Adding a novel drug to hormone therapy can help block the return of the most common form of breast cancer by 25 per cent, according to a study.
Researchers found that patients with early hormone-receptor (HR) positive/HER2 negative breast cancer who took the combination therapy — ribociclib, a targeted therapy drug, and hormone therapy — had substantially longer invasive disease-free survival compared to those who were treated with the hormone therapy alone.
This was regardless of whether the cancer has spread to the lymph nodes, said the team from University of California, Los Angeles.
The addition of the targeted therapy reduced the risk of recurrence by 25 per cent, they noted while presenting the study at the American Society of Clinical Oncology Annual Meeting.
“The findings show this combination is a treatment of choice for patients with stage 2 or stage 3 HR positive/HER2 negative breast cancer,” said Dr Dennis Slamon, chair of haematology-oncology and director of clinical and translational research at the UCLA Jonsson Comprehensive Cancer Center.

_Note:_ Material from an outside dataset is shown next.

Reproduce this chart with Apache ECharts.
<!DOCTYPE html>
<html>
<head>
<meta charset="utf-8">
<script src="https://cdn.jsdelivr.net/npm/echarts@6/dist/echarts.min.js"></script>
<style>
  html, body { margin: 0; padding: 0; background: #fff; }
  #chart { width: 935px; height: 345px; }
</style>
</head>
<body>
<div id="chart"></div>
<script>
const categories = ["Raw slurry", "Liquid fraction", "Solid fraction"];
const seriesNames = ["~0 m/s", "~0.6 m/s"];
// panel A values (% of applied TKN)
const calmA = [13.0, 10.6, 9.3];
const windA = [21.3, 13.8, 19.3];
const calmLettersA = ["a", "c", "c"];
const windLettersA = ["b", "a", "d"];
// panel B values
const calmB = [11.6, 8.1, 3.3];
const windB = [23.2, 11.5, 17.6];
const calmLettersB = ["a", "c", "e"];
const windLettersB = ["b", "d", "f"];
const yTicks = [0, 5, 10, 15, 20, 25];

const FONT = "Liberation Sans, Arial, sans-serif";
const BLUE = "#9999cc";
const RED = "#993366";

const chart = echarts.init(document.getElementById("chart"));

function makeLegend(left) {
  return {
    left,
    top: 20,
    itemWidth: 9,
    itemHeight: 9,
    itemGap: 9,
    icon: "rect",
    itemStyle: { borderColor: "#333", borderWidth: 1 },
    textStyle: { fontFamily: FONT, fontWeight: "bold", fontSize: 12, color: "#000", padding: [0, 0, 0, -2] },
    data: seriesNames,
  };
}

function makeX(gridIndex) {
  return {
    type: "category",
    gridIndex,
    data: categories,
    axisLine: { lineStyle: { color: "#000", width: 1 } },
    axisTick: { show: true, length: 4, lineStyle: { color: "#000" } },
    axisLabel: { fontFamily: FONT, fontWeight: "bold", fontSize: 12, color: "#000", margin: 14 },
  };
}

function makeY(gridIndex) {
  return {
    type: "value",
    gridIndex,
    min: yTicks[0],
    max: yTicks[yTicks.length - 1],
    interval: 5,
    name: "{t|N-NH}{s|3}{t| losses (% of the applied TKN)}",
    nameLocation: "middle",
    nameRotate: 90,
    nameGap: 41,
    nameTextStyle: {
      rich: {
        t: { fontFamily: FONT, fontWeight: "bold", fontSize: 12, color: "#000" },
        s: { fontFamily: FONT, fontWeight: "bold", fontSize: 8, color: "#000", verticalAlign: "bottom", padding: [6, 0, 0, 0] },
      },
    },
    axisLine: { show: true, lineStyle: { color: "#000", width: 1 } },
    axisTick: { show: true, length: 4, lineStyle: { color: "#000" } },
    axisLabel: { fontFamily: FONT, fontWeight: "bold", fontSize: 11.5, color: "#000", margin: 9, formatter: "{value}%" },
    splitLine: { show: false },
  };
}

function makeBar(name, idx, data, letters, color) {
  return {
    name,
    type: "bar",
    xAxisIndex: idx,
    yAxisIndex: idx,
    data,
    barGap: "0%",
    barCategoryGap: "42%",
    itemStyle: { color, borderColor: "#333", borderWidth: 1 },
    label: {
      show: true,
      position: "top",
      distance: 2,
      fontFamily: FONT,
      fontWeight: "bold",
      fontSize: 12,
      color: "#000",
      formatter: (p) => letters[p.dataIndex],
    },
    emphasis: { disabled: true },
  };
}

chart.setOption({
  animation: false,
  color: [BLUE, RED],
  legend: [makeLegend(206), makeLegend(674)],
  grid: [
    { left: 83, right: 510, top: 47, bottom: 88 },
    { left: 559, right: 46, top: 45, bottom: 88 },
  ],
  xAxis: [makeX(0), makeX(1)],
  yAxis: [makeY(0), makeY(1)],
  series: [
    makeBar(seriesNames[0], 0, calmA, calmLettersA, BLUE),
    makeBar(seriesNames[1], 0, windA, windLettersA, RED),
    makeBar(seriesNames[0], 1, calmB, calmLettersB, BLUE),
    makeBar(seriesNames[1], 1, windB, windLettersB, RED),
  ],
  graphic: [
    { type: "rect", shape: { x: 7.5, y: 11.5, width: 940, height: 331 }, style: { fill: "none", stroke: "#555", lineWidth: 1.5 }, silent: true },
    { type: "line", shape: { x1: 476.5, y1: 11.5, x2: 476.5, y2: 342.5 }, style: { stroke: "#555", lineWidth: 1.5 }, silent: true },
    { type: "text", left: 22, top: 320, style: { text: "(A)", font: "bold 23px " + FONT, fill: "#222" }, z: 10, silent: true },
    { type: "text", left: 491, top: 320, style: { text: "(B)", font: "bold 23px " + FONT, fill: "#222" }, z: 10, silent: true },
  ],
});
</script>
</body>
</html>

HR positive/HER2 negative breast cancer is the most common subtype of the disease.
The clinical trial involved 5,101 patients with stage 2 or stage 3 early HR positive/HER2 negative breast cancer.

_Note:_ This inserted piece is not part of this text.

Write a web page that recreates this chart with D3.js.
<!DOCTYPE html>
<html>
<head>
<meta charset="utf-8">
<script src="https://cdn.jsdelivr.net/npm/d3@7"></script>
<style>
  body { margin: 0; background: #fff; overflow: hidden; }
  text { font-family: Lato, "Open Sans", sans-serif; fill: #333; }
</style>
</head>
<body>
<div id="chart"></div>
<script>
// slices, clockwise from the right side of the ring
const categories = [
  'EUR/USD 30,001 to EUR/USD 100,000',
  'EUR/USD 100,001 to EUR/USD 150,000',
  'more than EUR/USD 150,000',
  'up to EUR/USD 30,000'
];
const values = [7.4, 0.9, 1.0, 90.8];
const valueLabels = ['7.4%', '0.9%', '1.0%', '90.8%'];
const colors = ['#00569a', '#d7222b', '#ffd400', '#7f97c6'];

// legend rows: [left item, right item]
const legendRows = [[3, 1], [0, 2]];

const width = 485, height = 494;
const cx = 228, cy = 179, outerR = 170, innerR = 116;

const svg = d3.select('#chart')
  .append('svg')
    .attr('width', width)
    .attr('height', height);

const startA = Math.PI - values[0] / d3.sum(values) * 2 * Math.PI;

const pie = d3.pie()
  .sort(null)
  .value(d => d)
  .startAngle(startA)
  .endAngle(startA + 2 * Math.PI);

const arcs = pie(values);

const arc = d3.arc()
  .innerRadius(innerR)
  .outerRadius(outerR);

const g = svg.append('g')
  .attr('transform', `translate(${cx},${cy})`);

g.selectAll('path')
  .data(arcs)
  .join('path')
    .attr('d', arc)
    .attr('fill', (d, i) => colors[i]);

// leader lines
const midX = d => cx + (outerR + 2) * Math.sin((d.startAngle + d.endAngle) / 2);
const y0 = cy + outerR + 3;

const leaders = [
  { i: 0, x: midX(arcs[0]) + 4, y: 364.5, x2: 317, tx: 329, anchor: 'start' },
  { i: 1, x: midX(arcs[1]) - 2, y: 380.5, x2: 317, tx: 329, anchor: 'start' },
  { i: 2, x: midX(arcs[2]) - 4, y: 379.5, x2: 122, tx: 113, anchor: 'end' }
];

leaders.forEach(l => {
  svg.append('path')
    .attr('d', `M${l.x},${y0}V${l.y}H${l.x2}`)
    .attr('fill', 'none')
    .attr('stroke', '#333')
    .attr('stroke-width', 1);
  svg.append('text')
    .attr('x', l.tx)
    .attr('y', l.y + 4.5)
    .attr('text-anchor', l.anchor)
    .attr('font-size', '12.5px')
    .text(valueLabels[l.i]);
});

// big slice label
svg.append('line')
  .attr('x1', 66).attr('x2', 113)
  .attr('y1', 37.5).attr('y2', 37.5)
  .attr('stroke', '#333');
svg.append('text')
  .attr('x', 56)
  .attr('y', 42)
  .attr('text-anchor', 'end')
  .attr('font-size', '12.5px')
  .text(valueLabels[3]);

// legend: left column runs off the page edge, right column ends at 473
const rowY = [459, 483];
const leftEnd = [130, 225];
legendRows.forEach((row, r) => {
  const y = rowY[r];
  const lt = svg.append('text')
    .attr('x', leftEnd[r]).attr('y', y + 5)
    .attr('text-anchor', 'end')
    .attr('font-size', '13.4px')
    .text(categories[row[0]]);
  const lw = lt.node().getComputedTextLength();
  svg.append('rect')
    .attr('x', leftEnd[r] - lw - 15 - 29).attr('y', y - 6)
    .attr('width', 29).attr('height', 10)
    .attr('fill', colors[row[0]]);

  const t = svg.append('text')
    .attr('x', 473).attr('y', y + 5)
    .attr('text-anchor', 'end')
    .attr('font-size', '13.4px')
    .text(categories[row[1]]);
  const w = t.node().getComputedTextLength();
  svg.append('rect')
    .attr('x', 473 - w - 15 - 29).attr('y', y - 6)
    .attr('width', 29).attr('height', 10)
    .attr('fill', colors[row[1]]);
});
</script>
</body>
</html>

Patients were randomised into two arms: 2,549 were randomised to the combination treatment and 2,552 to the hormone therapy alone. Invasive disease-free survival was the primary endpoint of the study.
The median duration of study follow-up was 34 months, with three-year and two-year duration of ribociclib completed by 20 per cent and 57 per cent patients respectively.
Invasive disease-free survival was evaluated after 426 events.
At the time of this analysis, 189 people in the ribociclib group (7.4 per cent of patients) experienced an invasive disease-free survival event, compared to 237 people in the hormone therapy alone group (9.3 per cent of patients).
The data showed a statistically significant improvement in the risk of invasive disease in favour of the combination arm.
The invasive disease-free survival rates at three years were 90.4 per cent, compared to 87.1 per cent for women who were treated with only hormone therapy.
Ribociclib at 400 mg had a favourable safety profile with no new signals.
“Overall, the combination therapy showed more favourable outcomes, significantly reducing the risk of the cancer returning,” Slamon said. “These results should change how we evaluate and treat patients.”